Inside the darkened church, the air vibrates with the sound of drums, and the deep wail of a ceremonial conch shell. Incense fills the space, evoking memories of both Holy Week and ancient indigenous rituals. Everything becomes interlaced into a tapestry, two great civilizations, religious traditions, worldviews, are meeting for the first time, and the stage is set by the hymn the indigenous community intones:

Estrella del Oriente

que nos dió su santa luz

ya es hora que sigamos

el camino de la cruz.

 

(Star of the East,

that gave its holy light

it is time for us to follow.

the road of the cross.)

 

From this opening moment, the suffering of the indigenous peoples is united to the suffering of Christ; and the road of the cross follows the pattern of the paschal mystery, as they face death and God’s intervention in renewed life. The singers, children, parents and grandparents, all from the local farm worker community, reverently perform the traditional indigenous blessing to the four winds in the center aisle. As will happen throughout the night, the two religious traditions are joined. The singers kneel blessing simultaneously the earth and the Gospels. They sing lovingly that the East has “the soul” of St. John, the North of St. Luke, the West of St. Matthew and the South of St. Mark. As the hymn is sung, several friars and the bishop make their way through the group, stopping at the center of the nave. The encounter has begun.

The feast of Our Lady of Guadalupe is celebrated on Dec. 12. In 1999 Pope John Paul II, visiting the basilica honoring her in Mexico City, prayed: “Holy Virgin of Guadalupe, Queen of Peace! Save the nations and peoples of this continent. Teach everyone, political leaders and citizens, to live in true freedom and to act according to the requirements of justice and respect for human rights, so that peace may thus be established once and for all.”

Story

The play itself is unpublished. Our university librarians helped me locate an original 1976 copy of “La Virgen del Tepeyac” banged out on a typewriter with handwritten notes. Valdez began with an 18th-century, unsigned script by a friar recounting the apparitions of Our Lady of Guadalupe in 1531, which, the pages reveal, was then sent to a translator in Mexico City by the name of Enrique Marcito Chino, who encloses a note about the complex nature of Nahuatl and that given more time he should record “a cassette tape,” so they might hear it. What Valdez builds from there embodies the story by adding the inescapable context of a bloody history, mixing the verses of two poetic languages, Spanish and Nahuatl, and weaving indigenous symbols, songs and dances with Catholic images, prayers and hymns.

The story of “La Virgen del Tepeyac” is about the birth of a people.

In Valdez’s telling, acted out between the church doors and main altar, two religious traditions meet and in the midst of unspeakable suffering and despair are loved into becoming a new creation by the mother of the poor, Our Lady of Guadalupe. As the encounter begins, the community cries out: “Do with us what you wish, we are common people, we are mortal. Allow us to die, as our gods have died.” The door of time has opened to a moment of devastation.
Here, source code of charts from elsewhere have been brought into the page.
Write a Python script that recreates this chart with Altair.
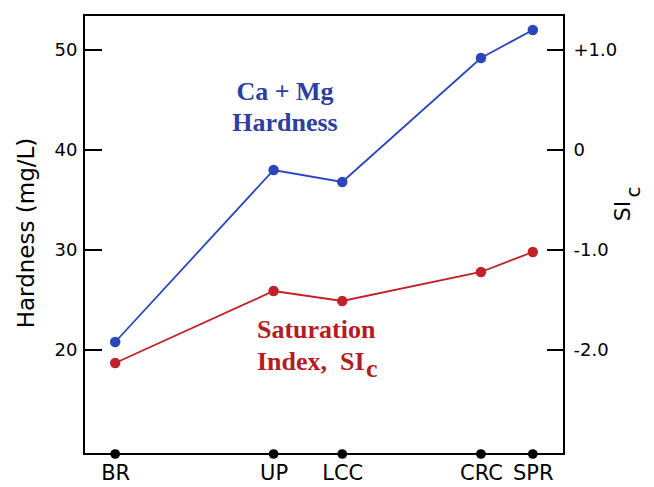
import altair as alt
import pandas as pd

sites = ["BR", "UP", "LCC", "CRC", "SPR"]
site_pos = [6.5, 39.5, 53.8, 82.7, 93.5]
hardness = [20.8, 38.0, 36.8, 49.2, 52.0]
si_c = [-2.13, -1.41, -1.51, -1.22, -1.02]

left_ticks = [20, 30, 40, 50]
right_ticks = [1.0, 0.0, -1.0, -2.0]

W, H = 480, 439
BLUE = "#2B46BB"
RED = "#BF2228"
BLUE_TXT = "#2C3FA0"
RED_TXT = "#B51C22"

df = pd.DataFrame({"site": sites, "pos": site_pos, "hard": hardness, "si": si_c})
lt = pd.DataFrame({"v": left_ticks})
rt = pd.DataFrame({"v": right_ticks})

xscale = alt.Scale(domain=[0, 100])
yL = alt.Scale(domain=[9.6, 53.5])
yR = alt.Scale(domain=[-3.04, 1.35])

label_map = "{" + ",".join(f"'{p}':'{s}'" for p, s in zip(site_pos, sites)) + "}"

x_enc = alt.X("pos:Q", scale=xscale,
              axis=alt.Axis(values=site_pos, labelExpr=f"{label_map}[toString(datum.value)]",
                            ticks=False, domain=False, grid=False, labelFontSize=21,
                            labelFont="DejaVu Sans", labelColor="black", labelPadding=8,
                            title=None, labelFlush=False))

yL_axis = alt.Axis(values=left_ticks, ticks=False, domain=False, grid=False,
                   labelFontSize=18, labelFont="DejaVu Sans", labelColor="black",
                   labelPadding=7, title=None)
yR_axis = alt.Axis(values=right_ticks, orient="right", ticks=False, domain=False, grid=False,
                   labelFontSize=18, labelFont="DejaVu Sans", labelColor="black",
                   labelPadding=9, title=None,
                   labelExpr="datum.value > 0 ? '+' + format(datum.value, '.1f') : (datum.value == 0 ? '0' : '-' + format(abs(datum.value), '.1f'))")

# left-scale layers
blue_line = alt.Chart(df).mark_line(color=BLUE, strokeWidth=1.8).encode(
    x=x_enc, y=alt.Y("hard:Q", scale=yL, axis=yL_axis))
blue_pts = alt.Chart(df).mark_circle(color=BLUE, size=110, opacity=1).encode(
    x=alt.X("pos:Q", scale=xscale), y=alt.Y("hard:Q", scale=yL))
lticks = alt.Chart(lt).mark_rule(color="black", strokeWidth=2).encode(
    x=alt.value(0), x2=alt.value(18), y=alt.Y("v:Q", scale=yL))
base_dots = alt.Chart(df).mark_circle(color="black", size=95, opacity=1).encode(
    x=alt.X("pos:Q", scale=xscale), y=alt.value(H))

left = alt.layer(blue_line, blue_pts, lticks, base_dots)

# right-scale layers
red_line = alt.Chart(df).mark_line(color=RED, strokeWidth=1.8).encode(
    x=alt.X("pos:Q", scale=xscale), y=alt.Y("si:Q", scale=yR, axis=yR_axis))
red_pts = alt.Chart(df).mark_circle(color=RED, size=110, opacity=1).encode(
    x=alt.X("pos:Q", scale=xscale), y=alt.Y("si:Q", scale=yR))
rticks = alt.Chart(rt).mark_rule(color="black", strokeWidth=2).encode(
    x=alt.value(W - 17), x2=alt.value(W), y=alt.Y("v:Q", scale=yR))

right = alt.layer(red_line, red_pts, rticks)

one = pd.DataFrame({"a": [0]})
serif = "Liberation Serif"
txt = []
txt.append(alt.Chart(one).mark_text(text=["Ca + Mg", "Hardness"], font=serif, fontWeight="bold",
                                    fontSize=26, color=BLUE_TXT, align="center", baseline="alphabetic",
                                    lineHeight=31).encode(x=alt.value(201), y=alt.value(85)))
txt.append(alt.Chart(one).mark_text(text="Saturation", font=serif, fontWeight="bold", fontSize=26,
                                    color=RED_TXT, align="left", baseline="alphabetic").encode(
    x=alt.value(173), y=alt.value(323)))
txt.append(alt.Chart(one).mark_text(text="Index,\u00a0\u00a0SI", font=serif, fontWeight="bold", fontSize=26,
                                    color=RED_TXT, align="left", baseline="alphabetic").encode(
    x=alt.value(173), y=alt.value(355)))
txt.append(alt.Chart(one).mark_text(text="c", font=serif, fontWeight="bold", fontSize=26,
                                    color=RED_TXT, align="left", baseline="alphabetic").encode(
    x=alt.value(282), y=alt.value(362)))
txt.append(alt.Chart(one).mark_text(text="Hardness (mg/L)", font="DejaVu Sans", fontSize=23,
                                    color="black", align="center", baseline="middle", angle=270).encode(
    x=alt.value(-57), y=alt.value(218)))
txt.append(alt.Chart(one).mark_text(text="SI", font="DejaVu Sans", fontSize=22,
                                    color="black", align="center", baseline="middle", angle=270).encode(
    x=alt.value(539), y=alt.value(196)))
txt.append(alt.Chart(one).mark_text(text="c", font="DejaVu Sans", fontSize=20,
                                    color="black", align="center", baseline="middle", angle=270).encode(
    x=alt.value(550), y=alt.value(177)))

chart = alt.layer(left, right, *txt).resolve_scale(y="independent").properties(
    width=W, height=H,
    autosize=alt.AutoSizeParams(type="none"),
    padding={"left": 76, "top": 7, "right": 82, "bottom": 32},
).configure_view(stroke="black", strokeWidth=2).configure_axis(grid=False)

chart.save("out.html", embed_options={"renderer": "svg", "actions": False})
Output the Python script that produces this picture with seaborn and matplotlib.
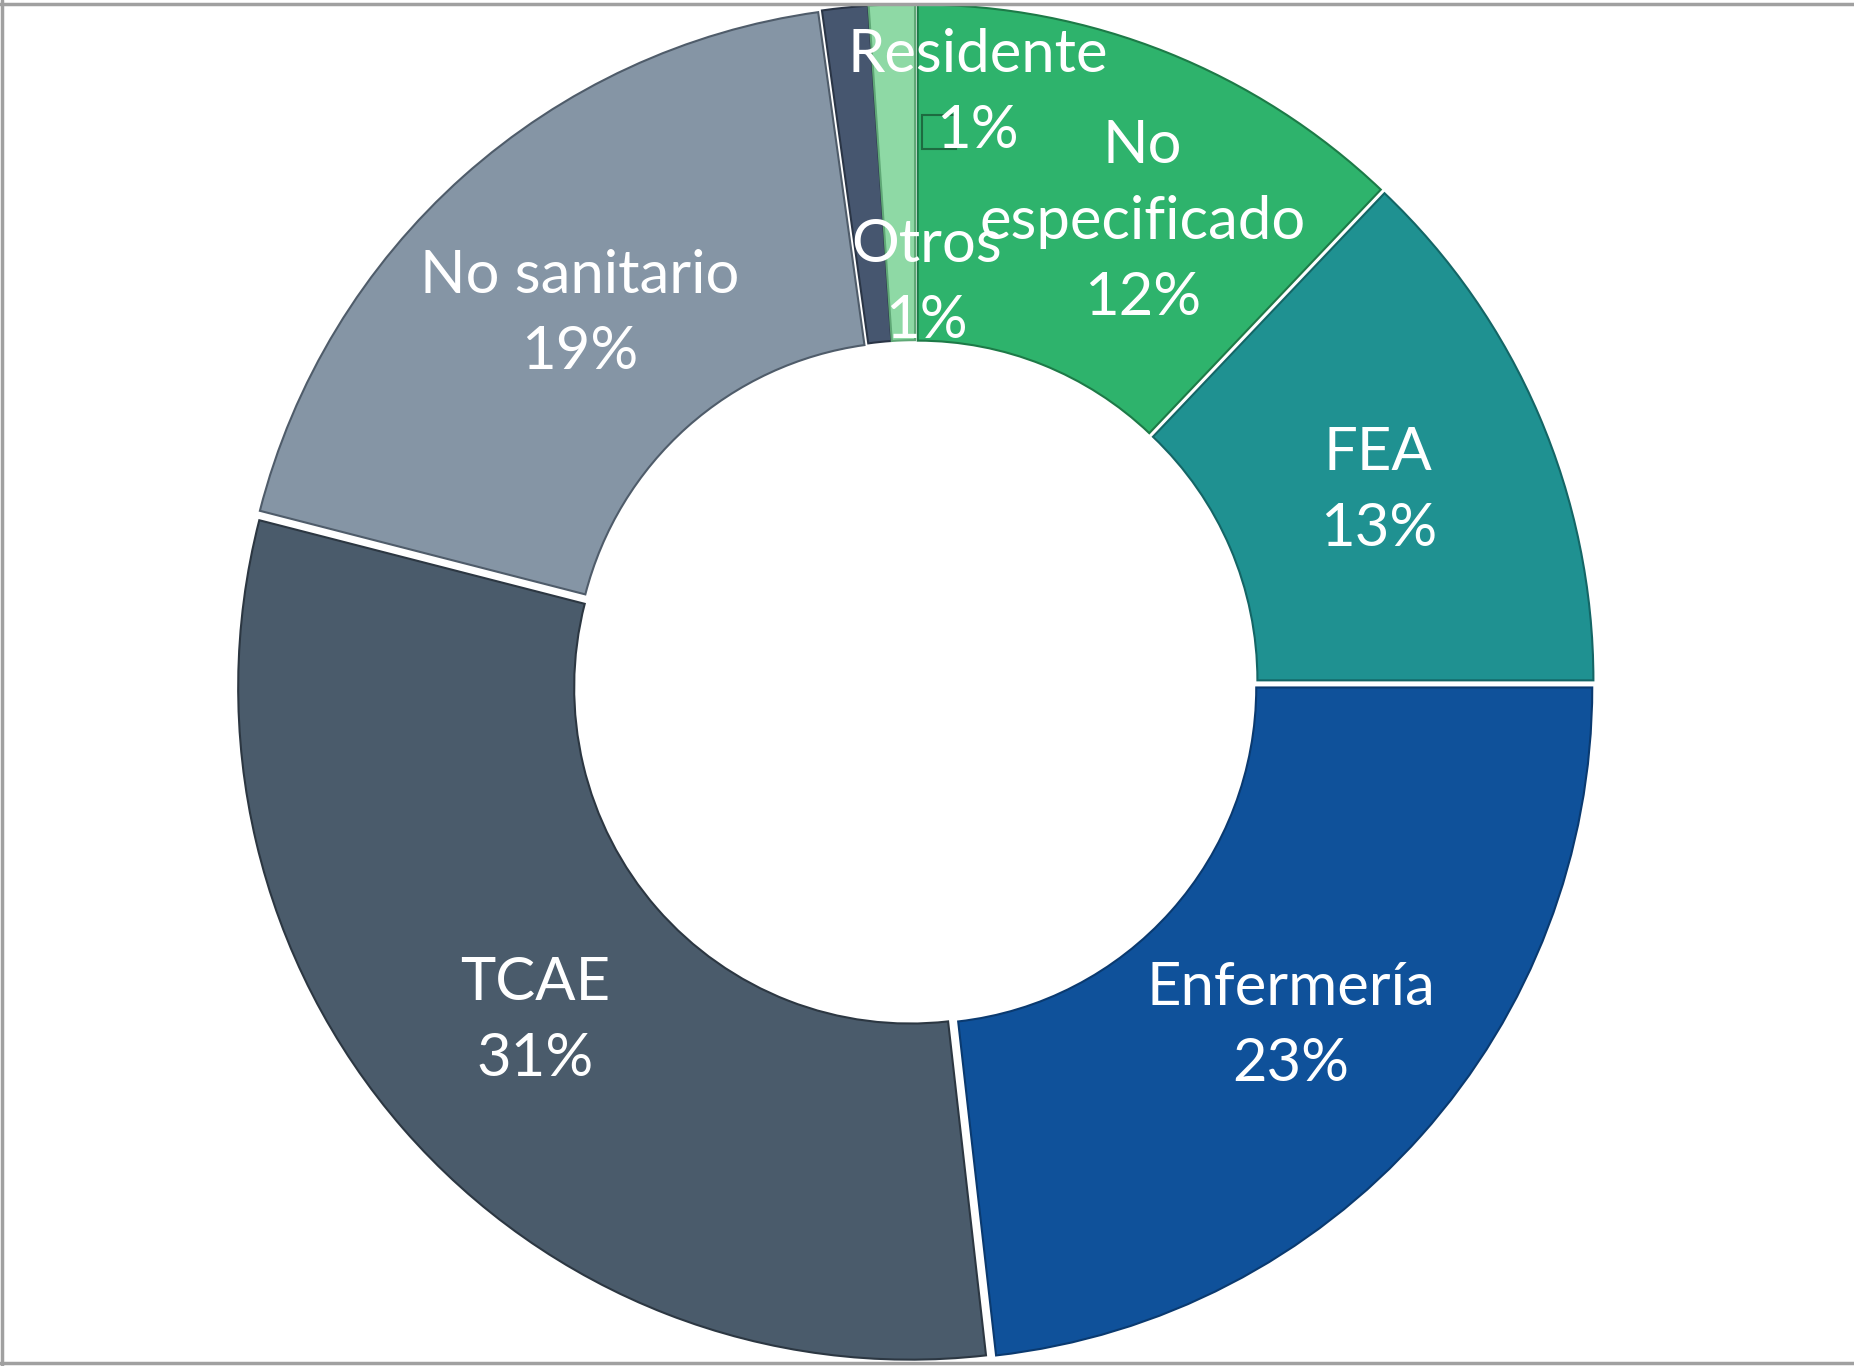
import numpy as np
import matplotlib
matplotlib.use("Agg")
import matplotlib.pyplot as plt
from matplotlib.lines import Line2D
from matplotlib.patches import Rectangle
import seaborn as sns

# categories in clockwise order from 12 o'clock
categories = ["No\nespecificado", "FEA", "Enfermería", "TCAE", "No sanitario", "Otros", "Residente"]
shares = [12.1, 12.9, 23.2, 30.8, 18.8, 1.1, 1.1]
pct_labels = ["12%", "13%", "23%", "31%", "19%", "1%", "1%"]

colors = ["#2EB36C", "#1F9191", "#0F519A", "#4A5B6B", "#8595A5", "#46566F", "#8ED9A5"]
edges = ["#1D7A47", "#146666", "#0A3A70", "#2C3742", "#4F5C6A", "#2A3546", "#5FA876"]

sns.set_theme(style="white")
plt.rcParams["font.family"] = ["Lato", "DejaVu Sans"]

fig = plt.figure(figsize=(18.54, 13.66), dpi=100)
ax = fig.add_axes([0, 0, 1, 1])

wedges, _ = ax.pie(shares, colors=colors, startangle=90, counterclock=False,
                   radius=1.0, explode=[0.01] * len(shares),
                   wedgeprops=dict(width=0.5, linewidth=1.5))
for w, ec in zip(wedges, edges):
    w.set_edgecolor(ec)

# label placement: mid-ring by default, a few moved by hand (as in the original)
label_shift = {0: (0.06, 0.0)}
manual_pos = {5: (0.017, 0.595), 6: (0.093, 0.878)}

for i, w in enumerate(wedges):
    txt = categories[i] + "\n" + pct_labels[i]
    if i in manual_pos:
        x, y = manual_pos[i]
    else:
        ang = np.deg2rad((w.theta1 + w.theta2) / 2)
        x, y = 0.75 * np.cos(ang), 0.75 * np.sin(ang) - 0.01
        if i in label_shift:
            x += label_shift[i][0]
            y += label_shift[i][1]
    ax.text(x, y, txt, ha="center", va="center", color="white",
            fontsize=43, linespacing=1.5, clip_on=False)

# little leftover leader box next to the "Residente" label
ax.add_patch(Rectangle((0.010, 0.795), 0.05, 0.05, facecolor="#2EB36C",
                       edgecolor="#1D6B40", linewidth=1.5, zorder=1.5))

ax.set_xlim(-1.362, 1.397)
ax.set_ylim(-1.016, 1.016)
ax.set_aspect("auto")
ax.axis("off")

# chart frame (top, left, bottom)
fc = "#A0A0A0"
fig.add_artist(Line2D([0, 1], [1 - 4 / 1366, 1 - 4 / 1366], color=fc, lw=2.5))
fig.add_artist(Line2D([2 / 1854, 2 / 1854], [0, 1], color=fc, lw=2.5))
fig.add_artist(Line2D([0, 1], [3 / 1366, 3 / 1366], color=fc, lw=2.5))

fig.savefig("out.png", dpi=100, facecolor="white")
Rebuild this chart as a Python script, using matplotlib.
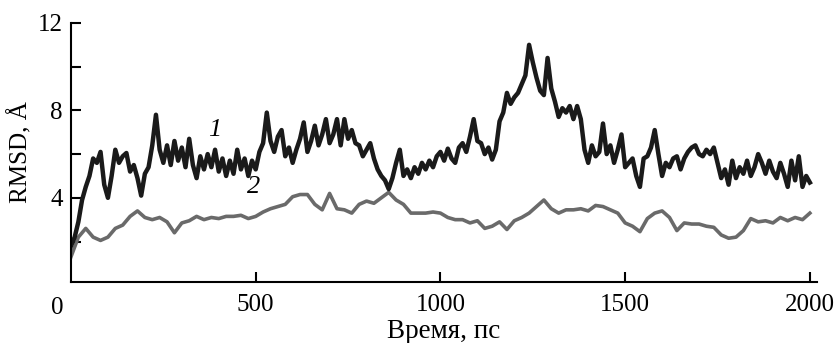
import numpy as np
import matplotlib
matplotlib.use("Agg")
import matplotlib.pyplot as plt

plt.rcParams['font.family'] = ['Liberation Serif', 'DejaVu Serif']

# --- данные ---
t_black = np.arange(0, 2001, 10)
rmsd_1 = [
    1.8, 2.2, 2.9, 3.9, 4.5, 5.0, 5.8, 5.6, 6.1, 4.6,
    4.0, 5.0, 6.2, 5.6, 5.9, 6.05, 5.2, 5.5, 4.9, 4.1,
    5.1, 5.4, 6.4, 7.8, 6.2, 5.6, 6.4, 5.5, 6.6, 5.7,
    6.3, 5.4, 6.7, 5.5, 4.9, 5.9, 5.3, 6.0, 5.4, 6.2,
    5.2, 5.8, 5.0, 5.7, 5.1, 6.2, 5.3, 5.8, 5.0, 5.7,
    5.3, 6.1, 6.5, 7.9, 6.6, 6.1, 6.8, 7.1, 5.9, 6.3,
    5.6, 6.2, 6.7, 7.45, 6.1, 6.6, 7.3, 6.4, 6.9, 7.6,
    6.5, 6.9, 7.6, 6.4, 7.6, 6.7, 7.1, 6.5, 6.4, 5.9,
    6.2, 6.5, 5.8, 5.3, 5.0, 4.8, 4.4, 4.9, 5.6, 6.2,
    5.0, 5.3, 4.9, 5.4, 5.1, 5.6, 5.3, 5.7, 5.4, 5.9,
    6.1, 5.7, 6.25, 5.8, 5.6, 6.3, 6.5, 6.1, 6.8, 7.6,
    6.6, 6.5, 6.0, 6.3, 5.75, 6.2, 7.5, 7.9, 8.8, 8.3,
    8.6, 8.8, 9.2, 9.6, 11.0, 10.2, 9.5, 8.9, 8.7, 10.4,
    9.0, 8.4, 7.7, 8.1, 7.9, 8.2, 7.6, 8.2, 7.6, 6.2,
    5.6, 6.4, 5.9, 6.1, 7.4, 6.0, 6.4, 5.6, 6.2, 6.9,
    5.4, 5.6, 5.8, 5.0, 4.5, 5.8, 5.9, 6.3, 7.1, 6.0,
    5.0, 5.6, 5.4, 5.8, 5.9, 5.3, 5.8, 6.1, 6.3, 6.4,
    6.0, 5.9, 6.2, 6.0, 6.3, 5.6, 4.9, 5.3, 4.6, 5.7,
    4.9, 5.4, 5.1, 5.7, 5.0, 5.4, 6.0, 5.6, 5.1, 5.7,
    5.2, 4.9, 5.6, 5.1, 4.5, 5.7, 4.8, 5.9, 4.5, 5.0,
    4.7,
]

t_gray = np.arange(0, 2001, 20)
rmsd_2 = [
    1.3, 2.2, 2.6, 2.2, 2.05, 2.2, 2.6, 2.75, 3.15, 3.4,
    3.1, 3.0, 3.1, 2.9, 2.4, 2.85, 2.95, 3.15, 3.0, 3.1,
    3.05, 3.15, 3.15, 3.2, 3.05, 3.15, 3.35, 3.5, 3.6, 3.7,
    4.05, 4.15, 4.15, 3.7, 3.45, 4.2, 3.5, 3.45, 3.3, 3.7,
    3.85, 3.75, 4.0, 4.25, 3.9, 3.7, 3.3, 3.3, 3.3, 3.35,
    3.3, 3.1, 3.0, 3.0, 2.85, 2.95, 2.6, 2.7, 2.9, 2.55,
    2.95, 3.1, 3.3, 3.6, 3.9, 3.5, 3.3, 3.45, 3.45, 3.5,
    3.4, 3.65, 3.6, 3.45, 3.3, 2.85, 2.7, 2.45, 3.05, 3.3,
    3.4, 3.1, 2.5, 2.85, 2.8, 2.8, 2.7, 2.65, 2.3, 2.15,
    2.2, 2.5, 3.05, 2.9, 2.95, 2.85, 3.1, 2.95, 3.1, 3.0,
    3.3,
]

fig = plt.figure(figsize=(8.4, 3.43), dpi=100)
ax = fig.add_axes([0.0845, 0.178, 0.888, 0.755])

ax.plot(t_gray, rmsd_2, color='#6a6a6a', lw=2.6, solid_joinstyle='round')
ax.plot(t_black, rmsd_1, color='#1a1a1a', lw=3.2, solid_joinstyle='round')

ax.set_xlim(0, 2019)
ax.set_ylim(0.15, 12)

for s in ['top', 'right']:
    ax.spines[s].set_visible(False)
for s in ['left', 'bottom']:
    ax.spines[s].set_linewidth(1.5)

ax.set_yticks([2, 4, 6, 8, 10, 12])
ax.set_yticklabels(['', '4', '', '8', '', '12'])
ax.set_xticks([500, 1000, 1500, 2000])
ax.tick_params(direction='in', length=7, width=1.5, labelsize=18)
ax.tick_params(axis='x', pad=9)
ax.tick_params(axis='y', pad=6)
ax.text(-38, -0.55, '0', fontsize=18, ha='center', va='top')

ax.set_xlabel('Время, пс', fontsize=19.5, labelpad=2)
ax.set_ylabel('RMSD, Å', fontsize=18, labelpad=4)

ax.text(390, 7.1, '1', fontsize=19, style='italic', ha='center', va='center')
ax.text(493, 4.5, '2', fontsize=19, style='italic', ha='center', va='center')

fig.savefig('out.png', dpi=100)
As they leave the stage, their voices rise in plaintive song to their Madrecita Tonantzin, the venerated mother figure of their ancient beliefs and a name they will bestow on La Virgen. As we witness the horror of battles and destruction, something unexpected happens in an instant that changes history—the indio Juan Diego is baptized. Filled with an indescribable happiness he speaks of a growing “sun within my breast,” while simultaneously the truth of his hard life and the grinding poverty and brokenness of the community call out mournfully to the madrecita in heaven.

The story of “La Virgen del Tepeyac” is about the birth of a people.

The entirety of the play shows how the apparitions of Our Lady of Guadalupe are solidly grounded in the Scriptures, most especially Psalm 34, Mary’s Magnificat (Lk 1:46-56), and Revelation, Chapter 12. The gathered community of farmworkers, in costumes and in the pews, know this; it is why they are here. Valdez presents the Guadalupan tradition as the origin story of the mixed peoples of the American continent and as a defiant act of political theology. As with the God of Israel, it is the indigenous community’s calls that bring heaven’s beautiful response in La Virgen. As she explains, she is present at that moment and at that place to accompany the suffering and the poor. “This is your land,” she tells Juan Diego, “and I am Mother of the land.” La Virgen hears the community’s wounded cries that they are “no one,” answering in multiple ways that they are someone, they are her beloved children. This night, the young and old who fill the mission church feel the abundant love of God and, grace-filled, recognize their own worth. Like Juan Diego, they believe her reassurance of her accompaniment in their suffering and her advocacy on their behalf.

In the sanctuary, each apparition of La Virgen is staged as a new revelation, as heaven opens up and the lights change, the colors are new, her clothes resplendent. As she addresses Juan Diego by calling him Xocoyotzin, her young son, Valdez inserts an unexpected question: Why does she want the bishop to build her a temple and not the indios? La Virgen’s reply is at the very center of Valdez’s interpretation of God’s timeless preferential option for the poor:

You are the indios

you have formed this land

this is why I have come

to end the injustices done in my son’s name.

This is Christ crucified.

Let the Bishop build a temple

to symbolize in America

that the indios are also children of our beloved God.

Because here the indios

in hunger and pain

are dying….

And so, the morning after the play is staged, the church fills with the faithful at Mass, who then spill out into the mission gardens for the great fiesta and to share food and stories. Coming from miles around to this one sacred place, the community celebrates one more year of fervently believing that the Mother of God has come to console and love them. She brings them new life, and her children fill up the church with the flowers she first brought to them 500 years ago.